---------- DATASET CONTENT ----------

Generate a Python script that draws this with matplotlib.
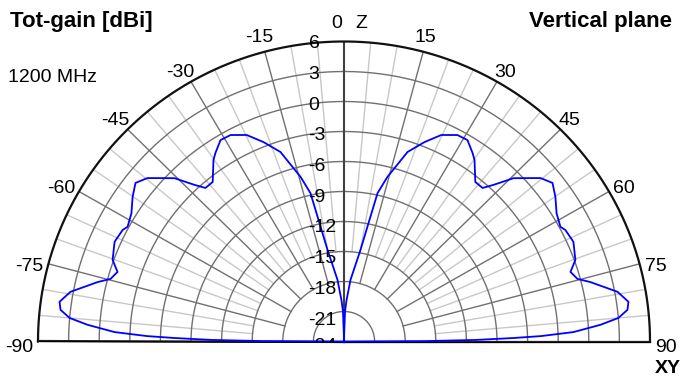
import numpy as np
import matplotlib
matplotlib.use("Agg")
import matplotlib.pyplot as plt
from matplotlib.transforms import offset_copy, Bbox, TransformedBbox

# pattern: angle from zenith (deg), total gain (dBi)
# right half only, the plot is symmetric
theta_deg = [0.0, 0.5, 1.9, 3.4, 5.9, 10.0, 11.6, 12.5, 14.5, 15.9, 18.2, 21.6,
             24.8, 28.3, 31.0, 33.8, 35.2, 38.9, 41.5, 43.1, 45.5, 49.7, 52.2,
             55.1, 58.4, 61.6, 62.8, 66.1, 70.2, 72.6, 74.7, 76.2, 79.5, 81.9,
             83.5, 85.0, 86.2, 87.6, 88.4, 88.8, 89.3, 89.7, 90.0]
gain_dbi = [-40.0, -23.5, -21.0, -19.9, -17.8, -14.7, -11.6, -8.8, -7.0, -6.0,
            -4.05, -2.55, -1.25, -0.55, -0.5, -1.33, -1.8, -3.5, -3.5, -2.55,
            -0.7, 1.27, 1.87, 1.27, 0.47, 0.12, 0.4, 0.6, 0.11, -0.73, -0.27,
            0.89, 3.27, 4.17, 3.97, 3.0, 1.2, -1.48, -4.7, -7.4, -11.0, -16.0,
            -40.0]

r_ticks = [6, 3, 0, -3, -6, -9, -12, -15, -18, -21, -24]
ang_ticks = [-90, -75, -60, -45, -30, -15, 15, 30, 45, 60, 75, 90]

R_MIN, R_MAX = -24, 6
DARK = "#707070"
LIGHT = "#c8c8c8"

W, H = 681, 383
CX, CY = 344, 341.5      # centre of the half disc, px from top-left
RX, RY = 306, 300        # the picture is slightly wider than tall

fig = plt.figure(figsize=(W / 100, H / 100), dpi=100)
# matplotlib pads a half-disc wedge to a square, so the box is 2R high
ax = fig.add_axes([(CX - RX) / W, (H - CY - RY / 2) / H, 2 * RX / W, 2 * RY / H],
                  projection="polar")
ax.set_thetamin(-90)
ax.set_thetamax(90)
ax.set_theta_zero_location("N")
ax.set_theta_direction(-1)
ax.set_rlim(R_MIN, R_MAX)
ax.set_aspect("auto")
ax.set_xticks([])
ax.set_yticks([])
ax.grid(False)
for sp in ax.spines.values():
    sp.set_visible(False)

# ---- grid ----
arc = np.linspace(-np.pi / 2, np.pi / 2, 400)
for rv in r_ticks[1:-1]:
    ax.plot(arc, np.full_like(arc, rv), color=DARK, lw=1.0, zorder=1)
ax.plot(arc, np.full_like(arc, R_MAX), color="#111111", lw=1.6, zorder=3,
        clip_on=False)

for a in range(-85, 90, 5):
    if a == 0:
        continue
    t = np.deg2rad(a)
    if a % 15 == 0:
        ax.plot([t, t], [-18, R_MAX], color=DARK, lw=1.0, zorder=2)
    else:
        ax.plot([t, t], [-15, R_MAX], color=LIGHT, lw=1.0, zorder=0.5)

ax.plot([0, 0], [R_MIN, R_MAX], color="#404040", lw=1.5, zorder=2)
for a in (-90, 90):
    t = np.deg2rad(a)
    ax.plot([t, t], [R_MIN, R_MAX], color="#202020", lw=1.6, zorder=2,
            clip_on=False)

# ---- pattern ----
th = np.deg2rad(np.array(theta_deg))
g = np.maximum(np.array(gain_dbi), R_MIN)
th_full = np.concatenate([-th[::-1], th[1:]])
g_full = np.concatenate([g[::-1], g[1:]])
ax.plot(th_full, g_full, color="#0000ff", lw=1.3, zorder=5, clip_on=False)

# ---- labels ----
font = "Liberation Sans"
fs = 14
# everything below the base line is blank in the original (cuts the -24)
above_base = TransformedBbox(Bbox([[0, (H - CY) / H], [1, 1]]), fig.transFigure)


def put(theta, r, txt, dx, dy, ha, clip=False, **kw):
    tr = offset_copy(ax.transData, fig=fig, x=dx, y=dy, units="dots")
    t = ax.text(np.deg2rad(theta), r, txt, transform=tr, ha=ha, va="baseline",
                fontsize=fs, family=font, zorder=6, **kw)
    t.set_clip_path(None)
    if clip:
        t.set_clip_box(above_base)
        t.set_clip_on(True)
    else:
        t.set_clip_on(False)
    return t


for k, rv in enumerate(r_ticks):
    dy = -6.5 - 0.75 * k if rv != -24 else -9.5
    put(0, rv, str(rv), -35.5, dy, "left", clip=(rv == -24))

offs = {15: (-8.5, 10), 30: (-3, 4.7), 45: (-1.5, 4), 60: (3.5, -1.5),
        75: (5.4, -7), 90: (5, -11)}
for a in ang_ticks:
    s = 1 if a > 0 else -1
    ox, oy = offs[abs(a)]
    put(a, R_MAX, str(a), s * ox, oy, "left" if a > 0 else "right")

put(0, R_MAX, "0", -1.5, 13.5, "right")
put(0, R_MAX, "Z", 11.5, 13.5, "left")
put(90, R_MAX, "XY", 5, -31.5, "left", weight="bold")

fig.text(10 / W, 1 - 27 / H, "Tot-gain [dBi]", fontsize=16, family=font,
         weight="bold", ha="left", va="baseline")
fig.text(672 / W, 1 - 27 / H, "Vertical plane", fontsize=16, family=font,
         weight="bold", ha="right", va="baseline")
fig.text(8 / W, 1 - 82 / H, "1200 MHz", fontsize=fs, family=font,
         ha="left", va="baseline")

fig.savefig("out.png", dpi=100)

----------

Make a list of all lines in the data that contain "matplotlib".

Generate a Python script that draws this with matplotlib.
import matplotlib
matplotlib.use("Agg")
import matplotlib.pyplot as plt
from matplotlib.transforms import offset_copy, Bbox, TransformedBbox
# matplotlib pads a half-disc wedge to a square, so the box is 2R high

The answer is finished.